Garner: “These laws, these policies, we can change that.”

Activist and now author Emerald Garner is no stranger to tragedy.

As the youngest daughter of the late Eric Garner, she watched the murder of her father 10 years ago at the hands of police play out on television over and over again after it was caught on video. His last words, “I can’t breathe,” became a national rally cry for social justice.

The police officer involved, Daniel Pantaleo, was fired from his job in 2019 after a department trial found he used an unauthorized chokehold to restrain Garner, a 43-year-old Black man who was arrested in a dispute over selling loose cigarettes. Pantaleo unsuccessfully sued to get his job back.

Three years after her father’s death, her older sister Erica — who had spent every Tuesday and Thursday since her father was killed protesting in front of the police station where the officer involved worked — died from a massive heart attack. She was 27 and left behind two young children whom Emerald stepped in to raise along with her own daughter.

Today, after sequestering herself and her family for about six months, Garner has returned to speaking about her experience and the path to recovery she found in writing her book and discovering her role in the movement.

“That was the purpose of writing the book,” Garner said. She fought her publishers and the other writers for the title, “Finding My Voice,” because it was that discovery that has helped her along the road to healing, a journey she says is ongoing.

Garner, 32, was on hand Thursday at Indiana University Northwest to share her story in the decade since her father was killed by police as part of a series of events honoring the Dr. Martin Luther King Jr. holiday.

“My message is to figure out who you are,” Garner said. Writing the book was cathartic, she said. It created the opportunity to share the details of what happened — something of which she does not like to speak — and move on.

“I wrote the book. That’s that chapter. The chapter’s closed now,” she said. “There’s just so much more to me. I’m more than just a victim of police brutality.”

Garner said she needs to talk about her journey and connect with people as opposed to spending her time protesting. Unlike her sister, Erica, Garner said she was happy behind the scenes. She could not handle the pressure and stress of the constant protesting, but she saw the merits and effective ways it could be used to call attention to the cause.

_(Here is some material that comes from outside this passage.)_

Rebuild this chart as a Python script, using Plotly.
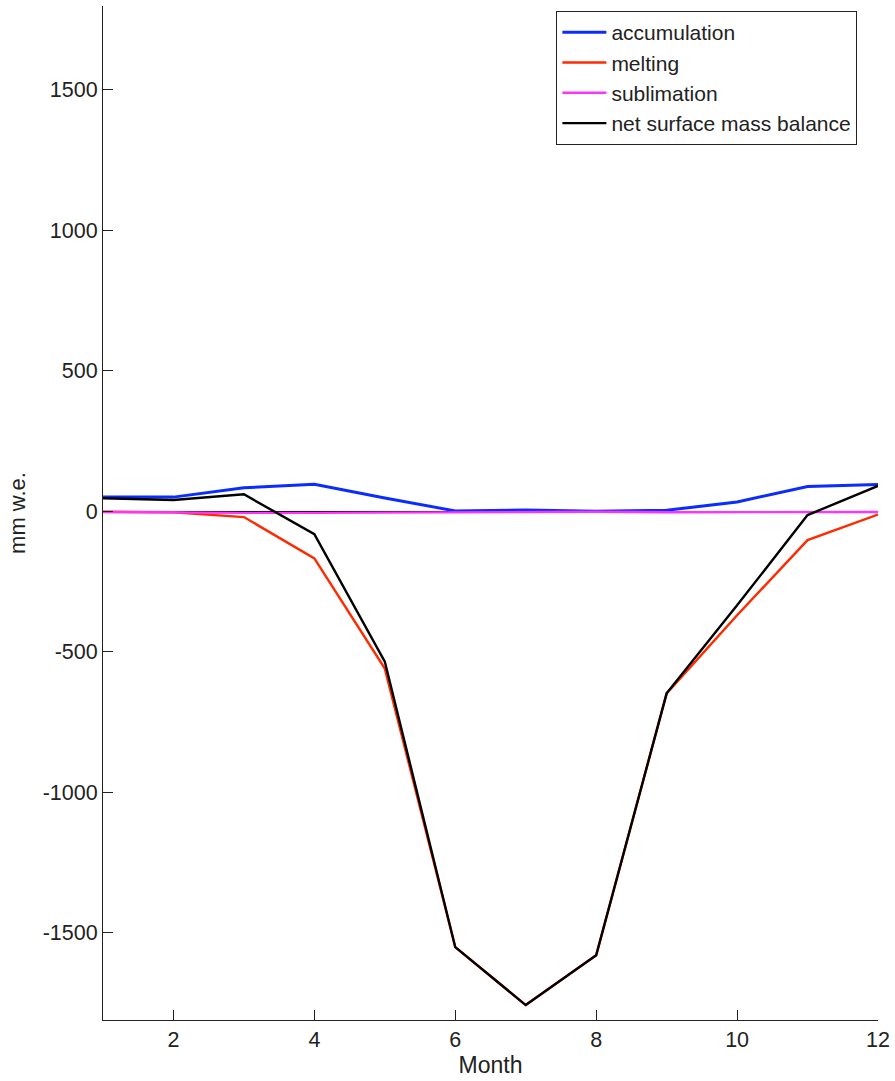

“Protesting was a little too much for me. That’s when I started speaking at churches,” Garner said. “I had to find my voice in the movement.”

If she stuck to just protesting as her sister did, Garner said she may have suffered the same fate.

“She lost her life to the movement,” Garner said.

In the years since her father’s death, Garner said she feels like there has been some progress within the movement but there is much more to be done.

“When people think of social justice, they think of only protesting,” Garner said. “Social justice is Black history.”

She said people need to understand the Black Lives Matter movement is just another name for the Civil Rights movement.

Garner said she has worked hard to help get the Eric Garner Anti-Chokehold Bill passed in her home state of New York where her father was killed and efforts are underway to eliminate the practice nationwide. The bill would prevent police officers who violate the law from being placed on administrative duty or from finding work as a police officer in another jurisdiction.

“These laws, these policies, we can change that,” Garner said.

She said there are many roles for people within the social justice movement and encouraged people to find where they fit in. Today, she is considering law school. Garner said if she would not have experienced the murder of her father or the activism that it spawned, she would never have known law would be something in which she was interested.

“If people would focus on things we need — thinking of more than just protesting — we’d get a lot farther,” she said.